Here's something for anyone who suffered through the grammar-school exercise of diagramming sentences and wondered, "Where will all this ever get me?"
Attensity Corp.'s (Palo Alto, CA) text analytic tools work by diagramming sentences just like you did back in fifth grade. That's right, the software deconstructs text into subject, verbs, adjectives, and prepositional phrases and sorts them into a relational database.
Text analytics represents a leading-edge effort to slot unstructured data -- the written comments, emails, and repair notes that form a large part of the warranty reporting record -- into matrices that can be easily searched and mined for predictive analysis. Attensity has attracted customers as diverse as Whirlpool, Hill Air Force Base, and the Federal Bureau of Investigation. In addition to Attensity, SPSS Inc. (Chicago), ClearForest Corp. (Waltham, MA), and Teragram Corp. (Cambridge, MA) are active in this space.
"The information is available, but there's been no solution to get into a data warehouse and run analytics on it," says Michelle de Haaff, vice president of products and marketing at Attensity.
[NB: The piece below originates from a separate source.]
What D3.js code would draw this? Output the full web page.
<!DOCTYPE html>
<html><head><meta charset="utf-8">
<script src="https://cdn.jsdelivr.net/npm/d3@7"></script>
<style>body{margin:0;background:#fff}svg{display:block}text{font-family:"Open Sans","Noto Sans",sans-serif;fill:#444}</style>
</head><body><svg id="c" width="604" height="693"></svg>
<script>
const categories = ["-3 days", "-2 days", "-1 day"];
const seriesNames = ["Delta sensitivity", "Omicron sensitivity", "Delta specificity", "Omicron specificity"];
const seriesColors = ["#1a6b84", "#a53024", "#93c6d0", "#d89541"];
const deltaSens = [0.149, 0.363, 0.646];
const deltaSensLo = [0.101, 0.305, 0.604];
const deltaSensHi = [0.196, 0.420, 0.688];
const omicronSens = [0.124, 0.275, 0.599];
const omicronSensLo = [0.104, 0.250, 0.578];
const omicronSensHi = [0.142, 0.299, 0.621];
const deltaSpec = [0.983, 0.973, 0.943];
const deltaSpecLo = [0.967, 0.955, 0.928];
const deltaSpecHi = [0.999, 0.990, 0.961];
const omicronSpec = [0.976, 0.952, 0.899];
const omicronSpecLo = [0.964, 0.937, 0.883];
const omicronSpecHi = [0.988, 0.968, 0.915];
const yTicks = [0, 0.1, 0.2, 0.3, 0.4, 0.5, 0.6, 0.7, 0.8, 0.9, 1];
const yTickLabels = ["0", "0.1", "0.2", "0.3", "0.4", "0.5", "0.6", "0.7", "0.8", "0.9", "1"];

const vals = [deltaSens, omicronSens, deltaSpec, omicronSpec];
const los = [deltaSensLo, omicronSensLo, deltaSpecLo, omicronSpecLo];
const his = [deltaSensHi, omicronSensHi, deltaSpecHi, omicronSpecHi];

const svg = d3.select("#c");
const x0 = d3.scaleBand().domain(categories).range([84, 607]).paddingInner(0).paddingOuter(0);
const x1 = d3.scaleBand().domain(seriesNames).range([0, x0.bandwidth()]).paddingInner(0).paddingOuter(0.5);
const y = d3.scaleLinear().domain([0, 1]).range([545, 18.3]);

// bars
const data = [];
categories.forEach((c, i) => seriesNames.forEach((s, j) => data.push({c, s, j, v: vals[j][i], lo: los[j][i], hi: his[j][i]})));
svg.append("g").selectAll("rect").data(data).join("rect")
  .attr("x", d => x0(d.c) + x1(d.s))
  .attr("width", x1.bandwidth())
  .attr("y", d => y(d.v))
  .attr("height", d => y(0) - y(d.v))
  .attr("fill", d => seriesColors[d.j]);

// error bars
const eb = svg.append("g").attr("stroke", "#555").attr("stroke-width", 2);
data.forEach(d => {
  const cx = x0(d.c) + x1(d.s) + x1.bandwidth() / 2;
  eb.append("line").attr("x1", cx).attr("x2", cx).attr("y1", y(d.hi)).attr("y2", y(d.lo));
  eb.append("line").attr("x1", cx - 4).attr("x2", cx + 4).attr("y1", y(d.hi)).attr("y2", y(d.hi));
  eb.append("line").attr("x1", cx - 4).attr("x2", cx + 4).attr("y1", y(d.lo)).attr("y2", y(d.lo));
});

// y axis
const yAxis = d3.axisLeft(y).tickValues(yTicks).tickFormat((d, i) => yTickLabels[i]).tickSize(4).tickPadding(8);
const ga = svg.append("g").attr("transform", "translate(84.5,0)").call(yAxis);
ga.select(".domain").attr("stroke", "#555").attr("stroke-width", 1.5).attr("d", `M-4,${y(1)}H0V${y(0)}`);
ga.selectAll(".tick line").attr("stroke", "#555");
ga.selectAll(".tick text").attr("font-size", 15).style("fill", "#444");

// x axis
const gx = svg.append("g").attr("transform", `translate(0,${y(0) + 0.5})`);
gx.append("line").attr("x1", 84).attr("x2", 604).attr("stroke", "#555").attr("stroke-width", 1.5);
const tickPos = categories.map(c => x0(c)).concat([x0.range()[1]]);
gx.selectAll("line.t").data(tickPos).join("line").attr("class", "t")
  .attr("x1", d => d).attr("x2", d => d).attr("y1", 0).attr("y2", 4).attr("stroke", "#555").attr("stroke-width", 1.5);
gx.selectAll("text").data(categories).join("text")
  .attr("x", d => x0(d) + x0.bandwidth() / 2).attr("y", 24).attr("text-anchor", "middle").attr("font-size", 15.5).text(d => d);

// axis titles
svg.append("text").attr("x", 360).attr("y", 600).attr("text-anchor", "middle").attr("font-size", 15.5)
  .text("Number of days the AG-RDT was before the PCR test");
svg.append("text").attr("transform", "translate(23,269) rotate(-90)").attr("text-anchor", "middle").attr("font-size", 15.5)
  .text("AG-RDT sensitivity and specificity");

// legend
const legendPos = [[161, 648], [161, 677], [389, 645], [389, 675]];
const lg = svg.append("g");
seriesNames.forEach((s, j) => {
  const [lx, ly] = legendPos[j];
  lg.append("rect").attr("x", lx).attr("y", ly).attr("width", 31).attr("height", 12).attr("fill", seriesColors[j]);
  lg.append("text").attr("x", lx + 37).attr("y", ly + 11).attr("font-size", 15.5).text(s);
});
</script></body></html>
The Attensity system is based largely on linguistics, and essentially does away with human-generated pre-definition, the time-consuming process by which linguists and knowledge engineers pre-determine text parameters for text-oriented databases. Attensity's proprietary Exhaustive Extraction process creates these parameters automatically by recognizing and processing the key elements of grammar. Historical data determines how the matrix is populated, not the before-the-fact suppositions of knowledge engineers.
Hence, the Attensity system takes the note, "Black mold growing on foundation in high humidity," recognizes the elements of grammar, and breaks it into categorical components: Issue: Black Mold; Location: Foundation, Cause: Humidity.
If there are no pre-definitions for mold, the Attensity system creates them. The result is a system that can identify problems that knowledge engineers might never define or foresee. The system can also be geared to recognize anomalies before they become statistically significant.